┌──

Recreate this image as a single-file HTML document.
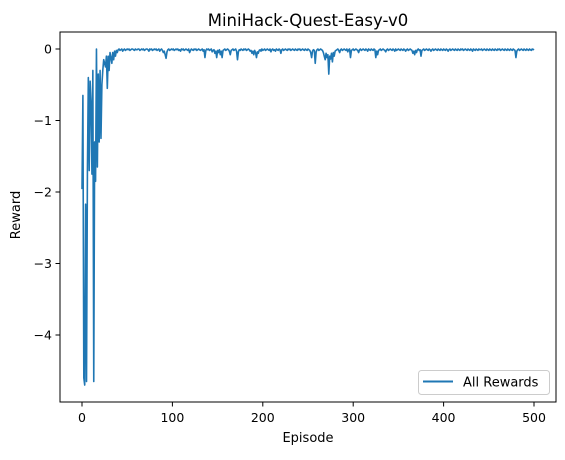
<!DOCTYPE html>
<html><head><meta charset="utf-8"><style>
body{margin:0;background:#fff}
svg text{font-family:"DejaVu Sans","Liberation Sans",sans-serif;fill:#000}
</style></head><body>
<svg id="chart" width="565" height="455">
<rect x="0" y="0" width="565" height="455" fill="#fff"/>
<text x="308" y="26" font-size="16.5" text-anchor="middle">MiniHack-Quest-Easy-v0</text>
<g id="plot"></g>
<rect x="60" y="32" width="496" height="370" fill="none" stroke="#000" stroke-width="1"/>
<g id="xt"></g><g id="yt"></g>
<text x="308" y="442" font-size="13" text-anchor="middle">Episode</text>
<text x="20" y="215" font-size="13" text-anchor="middle" transform="rotate(-90 20 215)">Reward</text>
<g>
<rect x="418.5" y="370.5" width="131" height="24" rx="3" fill="#fff" stroke="#ccc"/>
<line x1="423" y1="381.5" x2="453" y2="381.5" stroke="#1f77b4" stroke-width="2"/>
<text x="463" y="386.5" font-size="13">All Rewards</text>
</g>
</svg>
<script>
const rewardsEarly=[-1.96,-0.65,-4.6,-4.7,-2.17,-4.65,-1.7,-0.4,-1.7,-0.45,-0.75,-1.75,-0.3,-4.65,-1.3,-1.85,0,-1.65,-0.35,-1.3,-0.3,-1.25,-0.5,-0.3,-0.15,-0.2,-0.25,-0.1,-0.55,-0.1,-0.3,-0.05,-0.12,-0.2,-0.05,-0.15,-0.03,-0.1,-0.02,-0.05,-0.01];
const rewardsLate=[0,-0.02,-0.01,0,-0.03,-0.01,0,-0.02,-0.01,0,-0.01,0,-0.02,-0.01,0,0,-0.01,-0.02,0,-0.01,
-0.01,0,0,-0.02,-0.01,0,-0.01,0,-0.02,-0.01,0,0,-0.01,-0.03,0,-0.01,0,-0.02,-0.01,0,
-0.01,0,-0.02,-0.01,0,-0.03,-0.01,0,-0.02,-0.05,-0.03,-0.08,-0.13,-0.04,-0.01,0,-0.02,-0.01,0,-0.01,
0,-0.02,-0.01,0,-0.01,0,-0.02,-0.01,-0.03,0,-0.01,0,-0.02,-0.01,0,-0.01,-0.02,0,-0.05,-0.02,
0,-0.01,-0.02,0,-0.01,0,-0.02,-0.01,0,-0.01,-0.02,-0.01,0,-0.03,-0.01,-0.12,-0.02,0,-0.01,0,
-0.02,-0.01,0,-0.04,-0.02,-0.01,-0.06,-0.03,-0.12,-0.02,-0.05,-0.01,-0.08,-0.03,-0.12,-0.02,-0.01,0,-0.02,-0.01,
0,-0.01,-0.03,-0.08,-0.02,-0.01,0,-0.02,-0.01,0,-0.03,-0.15,-0.04,-0.01,-0.02,0,-0.01,-0.02,0,-0.01,
0,-0.02,-0.01,0,-0.01,-0.03,-0.02,-0.06,-0.03,-0.08,-0.02,-0.05,-0.12,-0.04,-0.06,-0.02,-0.01,-0.03,0,-0.02,
-0.01,0,-0.02,-0.01,0,-0.01,-0.02,0,-0.04,-0.01,0,-0.02,-0.01,-0.03,0,-0.01,-0.02,0,-0.01,-0.06,
-0.01,0,-0.02,-0.01,0,-0.01,-0.02,0,-0.01,0,-0.02,-0.01,0,-0.01,-0.02,0,-0.01,-0.02,0,-0.01,
0,-0.02,-0.01,0,-0.01,-0.02,0,-0.01,-0.02,0,-0.01,-0.02,-0.05,-0.12,-0.03,-0.01,-0.02,-0.2,-0.04,-0.01,
0,-0.02,-0.01,0,-0.01,-0.02,-0.05,-0.1,-0.15,-0.06,-0.12,-0.08,-0.35,-0.1,-0.14,-0.06,-0.18,-0.05,-0.1,-0.03,
-0.02,-0.01,0,-0.02,-0.05,-0.01,0,-0.02,-0.01,0,-0.01,-0.02,0,-0.04,-0.01,0,-0.12,-0.02,-0.01,0,
-0.02,-0.01,0,-0.01,-0.02,-0.05,-0.01,0,-0.02,-0.01,0,-0.01,-0.02,0,-0.01,-0.03,0,-0.01,-0.02,0,
-0.01,-0.02,0,-0.01,-0.12,-0.03,-0.08,-0.02,-0.01,0,-0.02,-0.01,0,-0.01,-0.02,-0.04,-0.01,0,-0.02,-0.01,
0,-0.01,-0.02,0,-0.01,-0.03,0,-0.02,-0.01,0,-0.01,-0.02,0,-0.01,-0.02,0,-0.01,-0.03,-0.01,0,
-0.02,-0.01,0,-0.01,-0.02,-0.06,-0.03,-0.08,-0.02,-0.05,-0.01,0,-0.02,-0.01,-0.1,-0.02,-0.01,0,-0.02,-0.01,
0,-0.01,-0.02,0,-0.01,-0.03,-0.01,0,-0.02,-0.01,0,-0.01,-0.02,0,-0.01,-0.02,0,-0.01,-0.02,0,
-0.01,-0.02,0,-0.01,-0.03,-0.01,0,-0.02,-0.01,0,-0.01,-0.02,0,-0.01,-0.02,0,-0.01,-0.02,0,-0.01,
0,-0.02,-0.01,0,-0.01,-0.02,0,-0.01,-0.02,0,-0.01,-0.03,0,-0.01,-0.02,0,-0.01,-0.02,0,-0.01,
-0.01,0,-0.02,-0.01,0,-0.01,-0.02,0,-0.01,-0.02,0,-0.01,-0.02,0,-0.01,-0.02,0,-0.01,-0.02,0,
-0.01,0,-0.02,-0.01,0,-0.01,-0.02,0,-0.01,-0.02,0,-0.01,-0.02,0,-0.01,-0.02,0,-0.01,-0.02,-0.12,
-0.03,-0.01,0,-0.02,-0.01,0,-0.01,-0.02,0,-0.01,-0.02,0,-0.01,-0.02,0,-0.01,-0.02,0,-0.01,0];
const xTicks=[0,100,200,300,400,500];
const yTicks=[0,-1,-2,-3,-4];
const rewards=rewardsEarly.concat(rewardsLate);
const NS="http://www.w3.org/2000/svg";
function xs(v){return 82+v*(534-82)/500;}
function ys(v){return 49+(-v)*(335-49)/4;}
const plot=document.getElementById('plot');
let d='';
rewards.forEach((v,i)=>{d+=(i?'L':'M')+xs(i).toFixed(2)+' '+ys(v).toFixed(2);});
const p=document.createElementNS(NS,'path');
p.setAttribute('d',d);p.setAttribute('fill','none');p.setAttribute('stroke','#1f77b4');p.setAttribute('stroke-width','1.6');p.setAttribute('stroke-linejoin','round');


plot.appendChild(p);
const xt=document.getElementById('xt');
xTicks.forEach(t=>{
 const l=document.createElementNS(NS,'line');
 l.setAttribute('x1',xs(t));l.setAttribute('x2',xs(t));l.setAttribute('y1',402);l.setAttribute('y2',406.5);l.setAttribute('stroke','#000');
 
 
 xt.appendChild(l);
 const tx=document.createElementNS(NS,'text');
 tx.setAttribute('x',xs(t));tx.setAttribute('y',422);tx.setAttribute('font-size','12.5');tx.setAttribute('text-anchor','middle');tx.textContent=t;
 
 
 xt.appendChild(tx);
});
const yt=document.getElementById('yt');
yTicks.forEach(t=>{
 const l=document.createElementNS(NS,'line');
 l.setAttribute('x1',55.5);l.setAttribute('x2',60);l.setAttribute('y1',ys(t));l.setAttribute('y2',ys(t));l.setAttribute('stroke','#000');
 
 
 yt.appendChild(l);
 const tx=document.createElementNS(NS,'text');
 tx.setAttribute('x',52);tx.setAttribute('y',ys(t)+4.5);tx.setAttribute('font-size','12.5');tx.setAttribute('text-anchor','end');
 tx.textContent=t<0?'\u2212'+Math.abs(t):String(t);
 
 
 yt.appendChild(tx);
});
</script>
</body></html>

└──

Your objective
Every line of the listing that holds "document" should be found and copied.

Exercise solution
Recreate this image as a single-file HTML document.
const plot=document.getElementById('plot');
const p=document.createElementNS(NS,'path');
const xt=document.getElementById('xt');
 const l=document.createElementNS(NS,'line');
 const tx=document.createElementNS(NS,'text');
const yt=document.getElementById('yt');
 const l=document.createElementNS(NS,'line');
 const tx=document.createElementNS(NS,'text');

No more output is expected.